# Home depot beauty



## Pacificpipes (Oct 1, 2013)

This display at the end of their aisle was amazing.


----------



## Hoosier Plumber (Nov 28, 2013)

Oh man.


----------



## tims007 (Aug 31, 2013)

you should have hidden a buisness card on the display .... lol jk jk


----------



## Pacificpipes (Oct 1, 2013)

tims007 said:


> you should have hidden a buisness card on the display .... lol jk jk


I give cards out all the time there right after the employee gives the worst advice to a customer. If I put it there they might think I did it.


----------



## nhmaster3015 (Aug 5, 2008)

Careful now, mustn't upset the sponsors :laughing:


----------



## Hoosier Plumber (Nov 28, 2013)

nhmaster3015 said:


> Careful now, mustn't upset the sponsors :laughing:


No upsetting them, this will drive the ads.
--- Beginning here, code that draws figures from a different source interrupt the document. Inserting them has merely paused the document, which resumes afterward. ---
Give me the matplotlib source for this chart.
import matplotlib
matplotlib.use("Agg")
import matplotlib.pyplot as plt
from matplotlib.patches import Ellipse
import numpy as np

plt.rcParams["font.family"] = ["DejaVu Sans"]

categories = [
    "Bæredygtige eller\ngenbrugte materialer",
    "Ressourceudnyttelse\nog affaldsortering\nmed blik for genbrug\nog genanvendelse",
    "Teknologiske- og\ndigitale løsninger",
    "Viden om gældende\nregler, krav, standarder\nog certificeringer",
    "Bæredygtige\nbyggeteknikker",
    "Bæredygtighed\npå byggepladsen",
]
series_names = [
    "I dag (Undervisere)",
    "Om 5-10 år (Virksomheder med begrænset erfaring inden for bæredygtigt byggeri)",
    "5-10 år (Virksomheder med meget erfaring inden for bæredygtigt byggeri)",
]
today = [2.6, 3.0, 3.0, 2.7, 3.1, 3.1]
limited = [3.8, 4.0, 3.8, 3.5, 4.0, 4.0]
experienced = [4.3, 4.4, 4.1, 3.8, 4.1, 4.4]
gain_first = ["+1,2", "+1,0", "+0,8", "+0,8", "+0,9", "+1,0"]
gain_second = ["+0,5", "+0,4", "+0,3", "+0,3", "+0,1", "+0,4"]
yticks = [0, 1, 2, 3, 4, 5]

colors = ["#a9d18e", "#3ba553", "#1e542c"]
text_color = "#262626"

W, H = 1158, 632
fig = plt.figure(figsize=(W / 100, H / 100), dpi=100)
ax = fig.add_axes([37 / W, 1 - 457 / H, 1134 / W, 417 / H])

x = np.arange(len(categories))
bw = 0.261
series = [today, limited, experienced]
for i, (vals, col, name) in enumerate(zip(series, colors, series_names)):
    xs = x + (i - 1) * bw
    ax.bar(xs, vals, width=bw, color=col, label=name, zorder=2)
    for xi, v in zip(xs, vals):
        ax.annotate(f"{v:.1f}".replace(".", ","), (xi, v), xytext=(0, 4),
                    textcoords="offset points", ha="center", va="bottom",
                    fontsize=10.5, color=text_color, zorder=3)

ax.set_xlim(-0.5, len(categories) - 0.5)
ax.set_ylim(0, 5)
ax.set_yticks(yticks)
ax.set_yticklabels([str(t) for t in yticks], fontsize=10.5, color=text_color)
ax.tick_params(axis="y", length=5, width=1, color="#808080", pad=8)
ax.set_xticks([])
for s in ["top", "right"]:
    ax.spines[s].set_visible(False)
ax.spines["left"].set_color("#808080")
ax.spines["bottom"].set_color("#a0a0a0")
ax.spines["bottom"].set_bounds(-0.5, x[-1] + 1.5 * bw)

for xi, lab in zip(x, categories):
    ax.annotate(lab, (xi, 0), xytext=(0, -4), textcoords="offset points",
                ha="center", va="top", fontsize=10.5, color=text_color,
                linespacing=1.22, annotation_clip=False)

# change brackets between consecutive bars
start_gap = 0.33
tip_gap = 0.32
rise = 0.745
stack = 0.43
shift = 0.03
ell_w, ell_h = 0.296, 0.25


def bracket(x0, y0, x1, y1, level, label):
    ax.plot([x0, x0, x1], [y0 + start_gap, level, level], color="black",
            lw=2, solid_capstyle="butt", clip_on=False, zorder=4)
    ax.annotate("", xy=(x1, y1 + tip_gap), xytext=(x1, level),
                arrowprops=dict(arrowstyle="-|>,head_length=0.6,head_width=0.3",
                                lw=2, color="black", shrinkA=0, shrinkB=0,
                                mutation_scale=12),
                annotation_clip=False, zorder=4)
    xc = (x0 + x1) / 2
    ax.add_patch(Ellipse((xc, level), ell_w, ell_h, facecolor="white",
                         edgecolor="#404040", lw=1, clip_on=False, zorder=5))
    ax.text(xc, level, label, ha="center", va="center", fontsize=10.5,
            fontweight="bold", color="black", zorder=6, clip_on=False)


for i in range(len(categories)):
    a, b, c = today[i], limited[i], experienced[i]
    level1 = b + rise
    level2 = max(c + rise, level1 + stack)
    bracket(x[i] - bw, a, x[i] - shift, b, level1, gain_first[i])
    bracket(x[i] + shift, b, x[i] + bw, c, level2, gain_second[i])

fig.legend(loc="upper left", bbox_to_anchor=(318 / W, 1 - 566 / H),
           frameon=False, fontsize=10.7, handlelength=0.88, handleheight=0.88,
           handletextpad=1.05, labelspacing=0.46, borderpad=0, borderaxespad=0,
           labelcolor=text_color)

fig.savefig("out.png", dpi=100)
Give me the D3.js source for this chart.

Not sure how to take a screen shot but right now all adds are Home Cheapo. :laughing:


----------



## Shoot'N'Plumber (Apr 27, 2013)

Another quality install by the Home Depot...."providing you with a quality handyman with 3 competitive bids...red beacon, that's the power of the Home Depot"


----------



## plumberkc (Jun 23, 2011)

nhmaster3015 said:


> Careful now, mustn't upset the sponsors :laughing:


I do the same thing every time I see a Home Advisor add.


----------



## Redwood (Sep 8, 2008)

plumberkc said:


> i do the same thing every time i see a home advisor add.


roflmfao...


----------



## Pacificpipes (Oct 1, 2013)

Ha ha


----------



## MTDUNN (Oct 9, 2011)

The hack pic montage from the PZ files


----------